◆ **What to work on**
Write out every line of the material as it stands, apart from the pictures.

◆ **Source material**
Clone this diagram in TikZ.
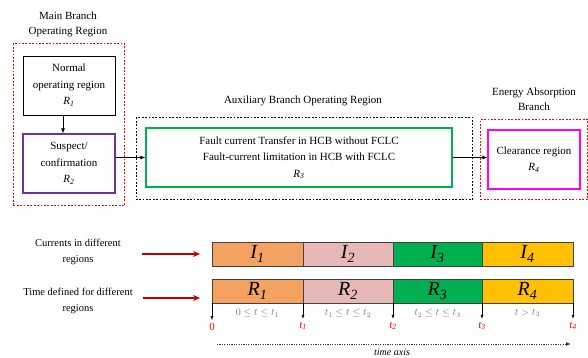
\documentclass[tikz,border=0pt]{standalone}
\usepackage{fontspec}
\setmainfont{Liberation Serif}
\usepackage{tikz}
\usetikzlibrary{arrows.meta,positioning,fit}
\definecolor{suspectpurple}{RGB}{112,48,160}
\definecolor{hcbgreen}{RGB}{0,176,80}
\definecolor{clearpink}{RGB}{255,0,255}
\definecolor{barorange}{RGB}{244,162,97}
\definecolor{barpink}{RGB}{230,185,184}
\definecolor{bargreen}{RGB}{0,176,80}
\definecolor{baryellow}{RGB}{255,192,0}
\definecolor{arrowred}{RGB}{192,0,0}
\definecolor{axisblue}{RGB}{31,56,100}
\newcommand{\regsub}[2]{\textit{#1\textsubscript{#2}}}
\tikzset{
    regionbox/.style={draw, line width=0.8pt, align=center, font=\fontsize{11}{16.5}\selectfont, minimum width=92pt, minimum height=59pt, inner sep=2pt},
    headlbl/.style={align=center, font=\fontsize{11}{15}\selectfont},
    sidelbl/.style={align=center, font=\fontsize{10.5}{16}\selectfont},
    branchframe/.style={draw=red, line width=1.5pt, dash pattern=on 1.8pt off 1.6pt},
    auxframe/.style={draw=black, line width=1.6pt, dash pattern=on 1.8pt off 1.6pt},
    flowarrow/.style={-{Latex[length=5pt,width=4pt]}, line width=0.8pt},
    redarrow/.style={-{Stealth[length=7pt,width=6pt]}, line width=1.4pt, draw=arrowred},
    barseg/.style={draw=black!75, line width=0.8pt, minimum height=24pt, inner sep=0pt, outer sep=0pt, font=\fontsize{20}{20}\selectfont},
    tickarrow/.style={-{Latex[length=4pt,width=3pt]}, line width=0.6pt, shorten >=2pt},
    ticklbl/.style={text=red, inner sep=1pt, font=\fontsize{11}{12}\selectfont},
    intlbl/.style={text=black!55, inner sep=1pt, font=\fontsize{10}{11}\selectfont},
    axisarrow/.style={-{Latex[length=5pt,width=4pt]}, draw=axisblue, line width=1pt, dash pattern=on 1.2pt off 1.2pt}
}
\begin{document}
\begin{tikzpicture}[x=1pt, y=-1pt]
        \useasboundingbox (0,0) rectangle (588,358);

        % branch diagram
        \node[headlbl] (mainlbl) at (68,24) {Main Branch\\Operating Region};
        \node[regionbox] (normal) at (69,85.5) {Normal\\operating region\\\regsub{R}{1}};
        \node[regionbox, draw=suspectpurple, line width=1.2pt] (suspect) at (69,163.5) {Suspect/\\confirmation\\\regsub{R}{2}};
        \node[branchframe, fit=(normal)(suspect), inner xsep=9pt, inner ysep=12pt] (mainframe) {};

        \node[headlbl] (auxlbl) at (303,101) {Auxiliary Branch Operating Region};
        \node[regionbox, draw=hcbgreen, line width=1.2pt, minimum width=306pt] (hcb) at (299,157.5) {Fault current Transfer in HCB without FCLC\\Fault-current limitation in HCB with FCLC\\\regsub{R}{3}};
        \draw[auxframe] ([xshift=-9pt,yshift=10pt]hcb.north west) rectangle ([xshift=20pt,yshift=-12pt]hcb.south east);

        \node[headlbl] (energylbl) at (534,99) {Energy Absorption\\Branch};
        \node[regionbox, draw=clearpink, line width=1.2pt] (clear) at (534,159.5) {Clearance region\\\regsub{R}{4}};
        \node[branchframe, fit=(clear), inner xsep=7pt, inner ysep=10pt] (clearframe) {};

        \draw[flowarrow] ([xshift=-6pt]normal.south) -- ([xshift=-6pt]suspect.north);
        \draw[flowarrow] (suspect.east |- hcb.west) -- (hcb.west);
        \draw[flowarrow] (hcb.east) -- (clear.west |- hcb.east);

        % bars
        \node[sidelbl] (curlbl) at (78,252) {Currents in different\\regions};
        \node[barseg, fill=barorange, minimum width=91pt, anchor=west] (i1) at (212,254) {\regsub{I}{1}};
        \node[barseg, fill=barpink, minimum width=90pt, right=0pt of i1] (i2) {\regsub{I}{2}};
        \node[barseg, fill=bargreen, minimum width=89pt, right=0pt of i2] (i3) {\regsub{I}{3}};
        \node[barseg, fill=baryellow, minimum width=91pt, right=0pt of i3] (i4) {\regsub{I}{4}};

        \node[sidelbl] (timelbl) at (78,301) {Time defined for different\\regions};
        \node[barseg, fill=barorange, minimum width=91pt, anchor=west] (r1) at (212,291) {\regsub{R}{1}};
        \node[barseg, fill=barpink, minimum width=90pt, right=0pt of r1] (r2) {\regsub{R}{2}};
        \node[barseg, fill=bargreen, minimum width=89pt, right=0pt of r2] (r3) {\regsub{R}{3}};
        \node[barseg, fill=baryellow, minimum width=91pt, right=0pt of r3] (r4) {\regsub{R}{4}};

        \draw[redarrow] ([xshift=-70pt]i1.west) -- ([xshift=-12pt]i1.west);
        \draw[redarrow] ([xshift=-69pt,yshift=-7pt]r1.west) -- ([xshift=-12pt,yshift=-7pt]r1.west);

        % time marks
        \node[ticklbl] (z0) at (212,327) {0};
        \node[ticklbl] (z1) at (303,326) {\regsub{t}{1}};
        \node[ticklbl] (z2) at (393,326) {\regsub{t}{2}};
        \node[ticklbl] (z3) at (482,326) {\regsub{t}{3}};
        \node[ticklbl] (z4) at (573,326) {\regsub{t}{4}};
        \draw[tickarrow] (r1.south west) -- (z0.north);
        \draw[tickarrow] (r1.south east) -- (z1.north);
        \draw[tickarrow] (r2.south east) -- (z2.north);
        \draw[tickarrow] (r3.south east) -- (z3.north);
        \draw[tickarrow] (r4.south east) -- (z4.north);

        \node[intlbl, below=5pt of r1] (p1) {$0\le t\le t_1$};
        \node[intlbl, below=5pt of r2] (p2) {$t_1\le t\le t_2$};
        \node[intlbl, below=5pt of r3] (p3) {$t_2\le t\le t_3$};
        \node[intlbl, below=5pt of r4] (p4) {$t > t_3$};

        \coordinate (axstart) at (217,344);
        \coordinate (axend) at (571,344);
        \draw[axisarrow] (axstart) -- (axend);
        \node[font=\fontsize{10}{12}\selectfont\itshape, inner sep=1pt] (axlbl) at (392,352) {time axis};
    \end{tikzpicture}
\end{document}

◆ **Expected output**
Clone this diagram in TikZ.
\documentclass[tikz,border=0pt]{standalone}
\usepackage{fontspec}
\setmainfont{Liberation Serif}
\usepackage{tikz}
\usetikzlibrary{arrows.meta,positioning,fit}
\definecolor{suspectpurple}{RGB}{112,48,160}
\definecolor{hcbgreen}{RGB}{0,176,80}
\definecolor{clearpink}{RGB}{255,0,255}
\definecolor{barorange}{RGB}{244,162,97}
\definecolor{barpink}{RGB}{230,185,184}
\definecolor{bargreen}{RGB}{0,176,80}
\definecolor{baryellow}{RGB}{255,192,0}
\definecolor{arrowred}{RGB}{192,0,0}
\definecolor{axisblue}{RGB}{31,56,100}
\newcommand{\regsub}[2]{\textit{#1\textsubscript{#2}}}
\tikzset{
    regionbox/.style={draw, line width=0.8pt, align=center, font=\fontsize{11}{16.5}\selectfont, minimum width=92pt, minimum height=59pt, inner sep=2pt},
    headlbl/.style={align=center, font=\fontsize{11}{15}\selectfont},
    sidelbl/.style={align=center, font=\fontsize{10.5}{16}\selectfont},
    branchframe/.style={draw=red, line width=1.5pt, dash pattern=on 1.8pt off 1.6pt},
    auxframe/.style={draw=black, line width=1.6pt, dash pattern=on 1.8pt off 1.6pt},
    flowarrow/.style={-{Latex[length=5pt,width=4pt]}, line width=0.8pt},
    redarrow/.style={-{Stealth[length=7pt,width=6pt]}, line width=1.4pt, draw=arrowred},
    barseg/.style={draw=black!75, line width=0.8pt, minimum height=24pt, inner sep=0pt, outer sep=0pt, font=\fontsize{20}{20}\selectfont},
    tickarrow/.style={-{Latex[length=4pt,width=3pt]}, line width=0.6pt, shorten >=2pt},
    ticklbl/.style={text=red, inner sep=1pt, font=\fontsize{11}{12}\selectfont},
    intlbl/.style={text=black!55, inner sep=1pt, font=\fontsize{10}{11}\selectfont},
    axisarrow/.style={-{Latex[length=5pt,width=4pt]}, draw=axisblue, line width=1pt, dash pattern=on 1.2pt off 1.2pt}
}
\begin{document}
\begin{tikzpicture}[x=1pt, y=-1pt]
        \useasboundingbox (0,0) rectangle (588,358);

        % branch diagram
        \node[headlbl] (mainlbl) at (68,24) {Main Branch\\Operating Region};
        \node[regionbox] (normal) at (69,85.5) {Normal\\operating region\\\regsub{R}{1}};
        \node[regionbox, draw=suspectpurple, line width=1.2pt] (suspect) at (69,163.5) {Suspect/\\confirmation\\\regsub{R}{2}};
        \node[branchframe, fit=(normal)(suspect), inner xsep=9pt, inner ysep=12pt] (mainframe) {};

        \node[headlbl] (auxlbl) at (303,101) {Auxiliary Branch Operating Region};
        \node[regionbox, draw=hcbgreen, line width=1.2pt, minimum width=306pt] (hcb) at (299,157.5) {Fault current Transfer in HCB without FCLC\\Fault-current limitation in HCB with FCLC\\\regsub{R}{3}};
        \draw[auxframe] ([xshift=-9pt,yshift=10pt]hcb.north west) rectangle ([xshift=20pt,yshift=-12pt]hcb.south east);

        \node[headlbl] (energylbl) at (534,99) {Energy Absorption\\Branch};
        \node[regionbox, draw=clearpink, line width=1.2pt] (clear) at (534,159.5) {Clearance region\\\regsub{R}{4}};
        \node[branchframe, fit=(clear), inner xsep=7pt, inner ysep=10pt] (clearframe) {};

        \draw[flowarrow] ([xshift=-6pt]normal.south) -- ([xshift=-6pt]suspect.north);
        \draw[flowarrow] (suspect.east |- hcb.west) -- (hcb.west);
        \draw[flowarrow] (hcb.east) -- (clear.west |- hcb.east);

        % bars
        \node[sidelbl] (curlbl) at (78,252) {Currents in different\\regions};
        \node[barseg, fill=barorange, minimum width=91pt, anchor=west] (i1) at (212,254) {\regsub{I}{1}};
        \node[barseg, fill=barpink, minimum width=90pt, right=0pt of i1] (i2) {\regsub{I}{2}};
        \node[barseg, fill=bargreen, minimum width=89pt, right=0pt of i2] (i3) {\regsub{I}{3}};
        \node[barseg, fill=baryellow, minimum width=91pt, right=0pt of i3] (i4) {\regsub{I}{4}};

        \node[sidelbl] (timelbl) at (78,301) {Time defined for different\\regions};
        \node[barseg, fill=barorange, minimum width=91pt, anchor=west] (r1) at (212,291) {\regsub{R}{1}};
        \node[barseg, fill=barpink, minimum width=90pt, right=0pt of r1] (r2) {\regsub{R}{2}};
        \node[barseg, fill=bargreen, minimum width=89pt, right=0pt of r2] (r3) {\regsub{R}{3}};
        \node[barseg, fill=baryellow, minimum width=91pt, right=0pt of r3] (r4) {\regsub{R}{4}};

        \draw[redarrow] ([xshift=-70pt]i1.west) -- ([xshift=-12pt]i1.west);
        \draw[redarrow] ([xshift=-69pt,yshift=-7pt]r1.west) -- ([xshift=-12pt,yshift=-7pt]r1.west);

        % time marks
        \node[ticklbl] (z0) at (212,327) {0};
        \node[ticklbl] (z1) at (303,326) {\regsub{t}{1}};
        \node[ticklbl] (z2) at (393,326) {\regsub{t}{2}};
        \node[ticklbl] (z3) at (482,326) {\regsub{t}{3}};
        \node[ticklbl] (z4) at (573,326) {\regsub{t}{4}};
        \draw[tickarrow] (r1.south west) -- (z0.north);
        \draw[tickarrow] (r1.south east) -- (z1.north);
        \draw[tickarrow] (r2.south east) -- (z2.north);
        \draw[tickarrow] (r3.south east) -- (z3.north);
        \draw[tickarrow] (r4.south east) -- (z4.north);

        \node[intlbl, below=5pt of r1] (p1) {$0\le t\le t_1$};
        \node[intlbl, below=5pt of r2] (p2) {$t_1\le t\le t_2$};
        \node[intlbl, below=5pt of r3] (p3) {$t_2\le t\le t_3$};
        \node[intlbl, below=5pt of r4] (p4) {$t > t_3$};

        \coordinate (axstart) at (217,344);
        \coordinate (axend) at (571,344);
        \draw[axisarrow] (axstart) -- (axend);
        \node[font=\fontsize{10}{12}\selectfont\itshape, inner sep=1pt] (axlbl) at (392,352) {time axis};
    \end{tikzpicture}
\end{document}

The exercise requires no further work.